Pickup max_range: None
Sports car max_range: 255 miles


# Data encapsulation

Sometimes we need to restrict the ways certain data are accessed. Let's think about class for bank accounts.

In [20]:
class BankAccount:
    def __init__(self, account_number, balance):
        self.__account_number = account_number
        self.__balance = balance

    def deposit(self, amount):
        if amount > 0:
            self.__balance += amount
            print(f"Deposited ${amount} into account {self.__account_number}.")
        else:
            print("Invalid deposit amount.")

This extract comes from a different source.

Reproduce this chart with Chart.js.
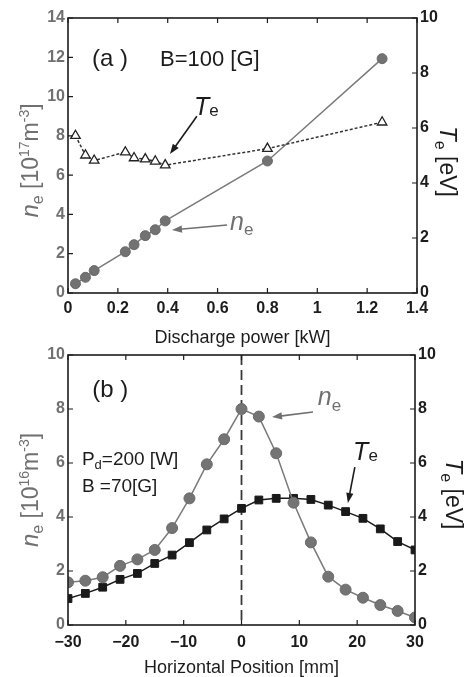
<!DOCTYPE html>
<html>
<head>
<meta charset="utf-8">
<title>Discharge power and horizontal profiles</title>
<script src="https://cdn.jsdelivr.net/npm/chart.js@4.4.1/dist/chart.umd.min.js"></script>
<style>
  html, body { margin: 0; padding: 0; background: #fff; }
  #wrap { position: relative; width: 468px; height: 677px; overflow: hidden; }
  canvas { position: absolute; left: 0; }
  #chartA { top: 0; }
  #chartB { top: 332px; }
</style>
</head>
<body>
<div id="wrap">
  <canvas id="chartB" width="468" height="345"></canvas>
  <canvas id="chartA" width="468" height="350"></canvas>
</div>
<script>
// (a) B = 100 G, power scan
const powerKW = [0.03, 0.07, 0.105, 0.23, 0.265, 0.31, 0.35, 0.39, 0.80, 1.26];
const neA = [0.47, 0.80, 1.14, 2.10, 2.46, 2.92, 3.22, 3.67, 6.72, 11.93]; // 10^17 m^-3
const teA = [5.72, 5.01, 4.82, 5.12, 4.91, 4.87, 4.79, 4.65, 5.25, 6.21];  // eV

// (b) Pd = 200 W, B = 70 G, horizontal profile
const positionMM = [-30, -27, -24, -21, -18, -15, -12, -9, -6, -3, 0, 3, 6, 9, 12, 15, 18, 21, 24, 27, 30];
const neB = [1.58, 1.64, 1.77, 2.19, 2.43, 2.78, 3.59, 4.69, 5.95, 6.88, 8.0, 7.72, 6.36, 4.53, 3.06, 1.79, 1.31, 1.01, 0.74, 0.52, 0.28]; // 10^16 m^-3
const teB = [0.98, 1.17, 1.40, 1.69, 1.91, 2.28, 2.59, 3.05, 3.52, 3.93, 4.32, 4.63, 4.69, 4.69, 4.65, 4.44, 4.20, 3.95, 3.56, 3.09, 2.78]; // eV

const FONT = '"Liberation Sans", Arial, sans-serif';
const GRAY = '#707070';
const INK = '#1c1c1c';

const fontOf = p => `${p[2] || ''} ${p[1]}px ${FONT}`;

// draw a run of text pieces [text, size, style, dy]
function rich(ctx, x, y, parts, color, angle = 0, align = 'left') {
  ctx.save();
  ctx.fillStyle = color;
  ctx.textBaseline = 'alphabetic';
  ctx.textAlign = 'left';
  let total = 0;
  const widths = parts.map(p => {
    ctx.font = fontOf(p);
    const w = ctx.measureText(p[0]).width;
    total += w;
    return w;
  });
  ctx.translate(x, y);
  ctx.rotate(angle);
  let cx = align === 'center' ? -total / 2 : 0;
  parts.forEach((p, i) => {
    ctx.font = fontOf(p);
    ctx.fillText(p[0], cx, p[3] || 0);
    cx += widths[i];
  });
  ctx.restore();
}

function arrow(ctx, x1, y1, x2, y2, color) {
  const ang = Math.atan2(y2 - y1, x2 - x1);
  const len = 10, half = 3.6;
  ctx.save();
  ctx.strokeStyle = color;
  ctx.fillStyle = color;
  ctx.lineWidth = 1.6;
  ctx.beginPath();
  ctx.moveTo(x1, y1);
  ctx.lineTo(x2 - Math.cos(ang) * len * 0.8, y2 - Math.sin(ang) * len * 0.8);
  ctx.stroke();
  ctx.beginPath();
  ctx.moveTo(x2, y2);
  ctx.lineTo(x2 - Math.cos(ang) * len - Math.sin(ang) * half, y2 - Math.sin(ang) * len + Math.cos(ang) * half);
  ctx.lineTo(x2 - Math.cos(ang) * len + Math.sin(ang) * half, y2 - Math.sin(ang) * len - Math.cos(ang) * half);
  ctx.closePath();
  ctx.fill();
  ctx.restore();
}

const neTitle = exp => [['n', 24, 'italic'], ['e', 16, '', 5], [' [10', 23], [exp, 14, '', -9], ['m', 23], ['-3', 14, '', -9], [']', 23]];
const teTitle = [['T', 24, 'italic'], ['e', 16, '', 5], [' [eV]', 23]];

// frame, inward ticks, axis titles and labels
function makeDeco(cfg) {
  return {
    id: 'deco',
    beforeDatasetsDraw(chart) {
      const { ctx, chartArea: a, scales } = chart;
      if (cfg.centerLine !== undefined) {
        const px = scales.x.getPixelForValue(cfg.centerLine);
        ctx.save();
        ctx.strokeStyle = '#3a3a3a';
        ctx.lineWidth = 1.8;
        ctx.setLineDash([10, 5]);
        ctx.beginPath();
        ctx.moveTo(px, a.top);
        ctx.lineTo(px, a.bottom);
        ctx.stroke();
        ctx.restore();
      }
    },
    afterDatasetsDraw(chart) {
      const { ctx, chartArea: a, scales } = chart;
      ctx.save();
      ctx.strokeStyle = INK;
      ctx.lineWidth = 1.2;
      ctx.beginPath();
      scales.x.ticks.forEach(t => {
        const px = scales.x.getPixelForValue(t.value);
        ctx.moveTo(px, a.bottom); ctx.lineTo(px, a.bottom - 5);
        ctx.moveTo(px, a.top); ctx.lineTo(px, a.top + 5);
      });
      scales.y.ticks.forEach(t => {
        const py = scales.y.getPixelForValue(t.value);
        ctx.moveTo(a.left, py); ctx.lineTo(a.left + 5, py);
      });
      scales.y2.ticks.forEach(t => {
        const py = scales.y2.getPixelForValue(t.value);
        ctx.moveTo(a.right, py); ctx.lineTo(a.right - 5, py);
      });
      ctx.stroke();
      ctx.lineWidth = 1.6;
      ctx.strokeRect(a.left, a.top, a.right - a.left, a.bottom - a.top);
      ctx.restore();

      const midY = (a.top + a.bottom) / 2;
      rich(ctx, cfg.leftTitleX, midY + cfg.leftTitleDy, neTitle(cfg.exp), GRAY, -Math.PI / 2, 'center');
      rich(ctx, cfg.rightTitleX, midY + cfg.rightTitleDy, teTitle, INK, Math.PI / 2, 'center');
      rich(ctx, (a.left + a.right) / 2, cfg.xTitleY, [[cfg.xTitle, 18]], INK, 0, 'center');

      cfg.labels.forEach(l => {
        rich(ctx, scales.x.getPixelForValue(l.x), scales.y.getPixelForValue(l.y), l.parts, l.color);
      });
      cfg.arrows.forEach(r => {
        arrow(ctx,
          scales.x.getPixelForValue(r.from[0]), scales.y.getPixelForValue(r.from[1]),
          scales.x.getPixelForValue(r.to[0]), scales.y.getPixelForValue(r.to[1]), r.color);
      });
    }
  };
}

const tickFont = { family: FONT, size: 16, weight: 'bold' };

function axes(xMin, xMax, xStep, yMax, y2Max, xPad, leftW, rightW, xH) {
  return {
    x: {
      type: 'linear', min: xMin, max: xMax,
      grid: { display: false, drawTicks: false }, border: { display: false },
      ticks: { stepSize: xStep, color: INK, font: tickFont, padding: xPad,
        callback: v => String(Math.round(v * 10) / 10).replace('-', '\u2212') },
      afterFit: s => { s.height = xH; }
    },
    y: {
      position: 'left', min: 0, max: yMax,
      grid: { display: false, drawTicks: false }, border: { display: false },
      ticks: { stepSize: 2, color: GRAY, font: tickFont, padding: 3 },
      afterFit: s => { s.width = leftW; }
    },
    y2: {
      position: 'right', min: 0, max: y2Max,
      grid: { display: false, drawTicks: false }, border: { display: false },
      ticks: { stepSize: 2, color: INK, font: tickFont, padding: 3 },
      afterFit: s => { s.width = rightW; }
    }
  };
}

const baseOpts = {
  responsive: false,
  animation: false,
  plugins: { legend: { display: false }, tooltip: { enabled: false } }
};

new Chart(document.getElementById('chartA'), {
  type: 'line',
  data: {
    datasets: [
      {
        data: powerKW.map((x, i) => ({ x, y: teA[i] })),
        yAxisID: 'y2',
        borderColor: '#333', borderWidth: 1.5, borderDash: [3, 2],
        pointStyle: 'triangle', pointRadius: 5.5,
        pointBackgroundColor: '#fff', pointBorderColor: '#222', pointBorderWidth: 1.3
      },
      {
        data: powerKW.map((x, i) => ({ x, y: neA[i] })),
        yAxisID: 'y',
        borderColor: '#7a7a7a', borderWidth: 1.5,
        pointStyle: 'circle', pointRadius: 5,
        pointBackgroundColor: '#727272', pointBorderColor: '#6a6a6a', pointBorderWidth: 1
      }
    ]
  },
  options: {
    ...baseOpts,
    layout: { padding: { top: 18, left: 0, right: 0, bottom: 0 } },
    scales: axes(0, 1.4, 0.2, 14, 10, 6, 68, 51, 57)
  },
  plugins: [makeDeco({
    exp: '17',
    leftTitleX: 38, leftTitleDy: 5,
    rightTitleX: 440, rightTitleDy: 6,
    xTitle: 'Discharge power [kW]', xTitleY: 343,
    labels: [
      { x: 0.096, y: 11.55, parts: [['(', 24], ['a', 24], [' )', 24]], color: INK },
      { x: 0.369, y: 11.55, parts: [['B=100 [G]', 22]], color: INK },
      { x: 0.505, y: 9.06, parts: [['T', 25, 'italic'], ['e', 17, '', 1]], color: INK },
      { x: 0.65, y: 3.21, parts: [['n', 25, 'italic'], ['e', 17, '', 5]], color: GRAY }
    ],
    arrows: [
      { from: [0.517, 9.0], to: [0.409, 7.08], color: INK },
      { from: [0.638, 3.46], to: [0.417, 3.21], color: GRAY }
    ]
  })]
});

new Chart(document.getElementById('chartB'), {
  type: 'line',
  data: {
    datasets: [
      {
        data: positionMM.map((x, i) => ({ x, y: neB[i] })),
        yAxisID: 'y',
        borderColor: '#7a7a7a', borderWidth: 1.5,
        pointStyle: 'circle', pointRadius: 5.5,
        pointBackgroundColor: '#747474', pointBorderColor: '#6a6a6a', pointBorderWidth: 1
      },
      {
        data: positionMM.map((x, i) => ({ x, y: teB[i] })),
        yAxisID: 'y2',
        borderColor: '#1a1a1a', borderWidth: 1.5,
        pointStyle: 'rect', pointRadius: 5.5,
        pointBackgroundColor: '#1a1a1a', pointBorderColor: '#1a1a1a', pointBorderWidth: 1
      }
    ]
  },
  options: {
    ...baseOpts,
    layout: { padding: { top: 23, left: 0, right: 0, bottom: 0 } },
    scales: axes(-30, 30, 10, 10, 10, 8, 68, 53, 52)
  },
  plugins: [makeDeco({
    exp: '16',
    centerLine: 0,
    leftTitleX: 38, leftTitleDy: 0,
    rightTitleX: 446, rightTitleDy: 4,
    xTitle: 'Horizontal Position [mm]', xTitleY: 341,
    labels: [
      { x: -25.8, y: 8.44, parts: [['(', 24], ['b', 24], [' )', 24]], color: INK },
      { x: -27.6, y: 5.93, parts: [['P', 19], ['d', 13, '', 4], ['=200 [W]', 19]], color: INK },
      { x: -27.6, y: 4.93, parts: [['B =70[G]', 19]], color: INK },
      { x: 13.2, y: 8.15, parts: [['n', 25, 'italic'], ['e', 17, '', 6]], color: GRAY },
      { x: 19.3, y: 6.11, parts: [['T', 25, 'italic'], ['e', 17, '', 1]], color: INK }
    ],
    arrows: [
      { from: [12.36, 7.89], to: [5.27, 7.70], color: GRAY },
      { from: [19.6, 5.85], to: [18.4, 4.52], color: INK }
    ]
  })]
});
</script>
</body>
</html>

    def withdraw(self, amount):
        if amount > 0 and amount <= self.__balance:
            self.__balance -= amount
            print(f"Withdrew ${amount} from account {self.__account_number}.")
        else:
            print("Invalid withdrawal amount or insufficient balance.")

    def get_balance(self):
        return self.__balance

In [21]:
# Creating an instance of BankAccount
account = BankAccount("1234567890", 1000)

Trying to directly access the balance attribute (encapsulation violation) will produce an `AttributeError`.

In [22]:
print(account.__balance)

AttributeError: 'BankAccount' object has no attribute '__balance'

Instead, we must use the `get_balance()` class function.

In [23]:
print("Account balance: ", account.get_balance())

Account balance:  1000


Additionally, trying to make changes to the balance directly is prohibited.

In [24]:
account.__balance += 500

AttributeError: 'BankAccount' object has no attribute '__balance'

Again, we are forced to use class functions to change the balance.

In [25]:
account.deposit(500)
print("Account balance: ", account.get_balance())

account.withdraw(200)
print("Account balance: ", account.get_balance())

Deposited $500 into account 1234567890.
Account balance:  1500
Withdrew $200 from account 1234567890.
Account balance:  1300


When sensitive information needs to be associated with a class instance, encapsulation allows the developer to hide that information. For example, our `BankAccount` class has a private attribute for account number, but no way to access it from outside of the instance.